Pinduoduo’s Second Quarter Earnings Fall Below Expectations; Temu Merchants Continue to Protest

Chinese e-commerce giant Pinduoduo announced its second-quarter financial report for the year ending June 30 on Monday (August 26, 2024). The company reported a revenue of 97.06 billion Chinese yuan (approximately 11.34 billion US dollars), an 86% increase compared to last year. Market expectations were set at 99.99 billion Chinese yuan. The quarter-on-quarter growth rate slowed to 11.8%, with a net profit of 32 billion Chinese yuan (4.4 billion US dollars), surpassing expectations of 27.5 billion Chinese yuan and marking a 156% increase from the same period last year. Pinduoduo’s stock price experienced a 12% drop in pre-market trading in New York on Monday.

According to the company’s CFO, Liu Jun, in the financial statement, revenue growth rate decelerated compared to the previous quarter. Looking to the future, he mentioned that income growth would inevitably face pressure due to intensified competition and external challenges. The company’s Chairman, Chen Lei, stated that with the increasing competition in the e-commerce industry, the company would sacrifice some profits for long-term healthy growth. Over the next year, they plan to waive 10 billion yuan in transaction fees for quality merchants.

Reported by Bloomberg on Monday, Pinduoduo has been heavily investing in its cross-border e-commerce platform, Temu, to drive global business and help lift the Chinese economy, which has been weighed down by a prolonged real estate slump and high youth unemployment rates. However, due to intensifying competition, company executives have been reserved about Temu’s performance.

The financial statement also mentioned a firm stance on combating low-quality merchants while actively supporting high-quality merchants. According to a report by Nikkei Asia, Pinduoduo’s second-quarter sales fell below expectations due to ongoing protests by merchants against Temu for alleged unfair fines and withheld payments.
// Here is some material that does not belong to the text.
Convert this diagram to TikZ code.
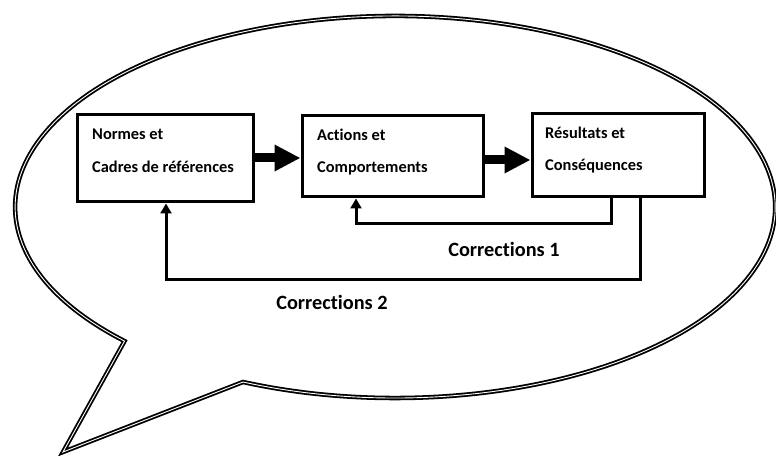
\documentclass[tikz,border=0pt]{standalone}
\usepackage{fontspec}
\setmainfont[Ligatures=NoCommon]{Carlito}
\usetikzlibrary{arrows.meta}
\begin{document}
\begin{tikzpicture}[x=1pt,y=1pt,
  bubble/.style={draw=black, double=white, line width=1.8pt, double distance=0.9pt, line join=miter},
  box/.style={draw=black, line width=3pt, fill=white, inner sep=0pt},
  boxtext/.style={anchor=west, inner sep=0pt, font=\bfseries\fontsize{16.4}{19}\selectfont},
  corrtext/.style={inner sep=0pt, font=\bfseries\fontsize{20.3}{24}\selectfont},
  bigarrow/.style={line width=9pt, -{Triangle[length=26pt, width=25pt]}},
  fb/.style={line width=3pt, line join=miter, -{Triangle[length=10pt, width=11pt]}}]
\useasboundingbox (0,0) rectangle (776,455);
\fill[white] (0,0) rectangle (776,455);

% speech bubble: elliptic outline with a tail at the lower left
\coordinate (tailR) at (243,73);
\coordinate (tailTip) at (63,3);
\draw[bubble] (tailR) arc[x radius=380, y radius=191, start angle=246.4, end angle=584.6]
  -- (tailTip) -- cycle;

% the three stages
\node[box, minimum width=176pt, minimum height=87pt] (box1) at (165,296.5) {};
\node[box, minimum width=181pt, minimum height=81pt] (box2) at (392.5,298.5) {};
\node[box, minimum width=172pt, minimum height=83pt] (box3) at (618,299.5) {};

\node[boxtext] (t1a) at (92,321) {Normes et};
\node[boxtext] (t1b) at (92,288) {Cadres de références};
\node[boxtext] (t2a) at (317,320) {Actions et};
\node[boxtext] (t2b) at (317,287) {Comportements};
\node[boxtext] (t3a) at (545,322) {Résultats et};
\node[boxtext] (t3b) at (545,289) {Conséquences};

% main flow
\draw[bigarrow] (box1.east |- 0,297) -- (box2.west |- 0,297);
\draw[bigarrow] (box2.east |- 0,295) -- (box3.west |- 0,295);

% feedback loops
\coordinate (c1r) at (611,231);
\coordinate (c1l) at (356,231);
\coordinate (c2r) at (640,175);
\coordinate (c2l) at (166,175);
\draw[fb] (box3.south -| c1r) -- (c1r) -- (c1l) -- (box2.south -| c1l);
\draw[fb] (box3.south -| c2r) -- (c2r) -- (c2l) -- (box1.south -| c2l);

\node[corrtext] (corr1) at (504,206) {Corrections 1};
\node[corrtext] (corr2) at (332,153) {Corrections 2};
\end{tikzpicture}
\end{document}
On May 13, Temu merchants started protesting outside Temu’s operational headquarters in Guangzhou. On June 29, during a demonstration, over ten merchants forcibly entered the premises, forcing all Temu staff to leave. In July, around two hundred merchants gathered at Temu’s operating headquarters to protest unfair fines, believing the increasing fines were squeezing their profits. Merchants claimed that as of July 29, they estimated a total of approximately 138 million yuan in post-sales fines and reserved funds, affecting 407 merchants.

On Monday, over a hundred merchants gathered once again in front of Temu’s office, demanding refunds of fines and payment for long-withheld sales revenue. Some merchants told Nikkei Asia that Temu had intensified fines this year. Even without photo evidence, Temu was reported to charge merchants five times the price of problematic products as fines. Merchants expressed that the reasons for fines were generally vague, such as products not meeting expectations or being too big or too small.

Since its grand debut in the United States in September 2022, Temu swiftly became one of the most downloaded applications in the US, now being one of the fastest-growing global e-commerce platforms. It boasts over 200 million monthly active users worldwide. According to Goldman Sachs estimates, Temu’s sales exceeded 4 billion US dollars last year. It has been challenging established cross-border e-commerce giants like Shein from China and even American e-commerce giant Amazon in certain sectors.

However, starting this year, Temu’s growth rate of monthly active users in the US has slowed due to increasing regulatory pressure. The US and EU are scrutinizing allegations against Temu regarding forced labor, product safety issues, intellectual property infringement, tax loopholes, privacy breaches, among others.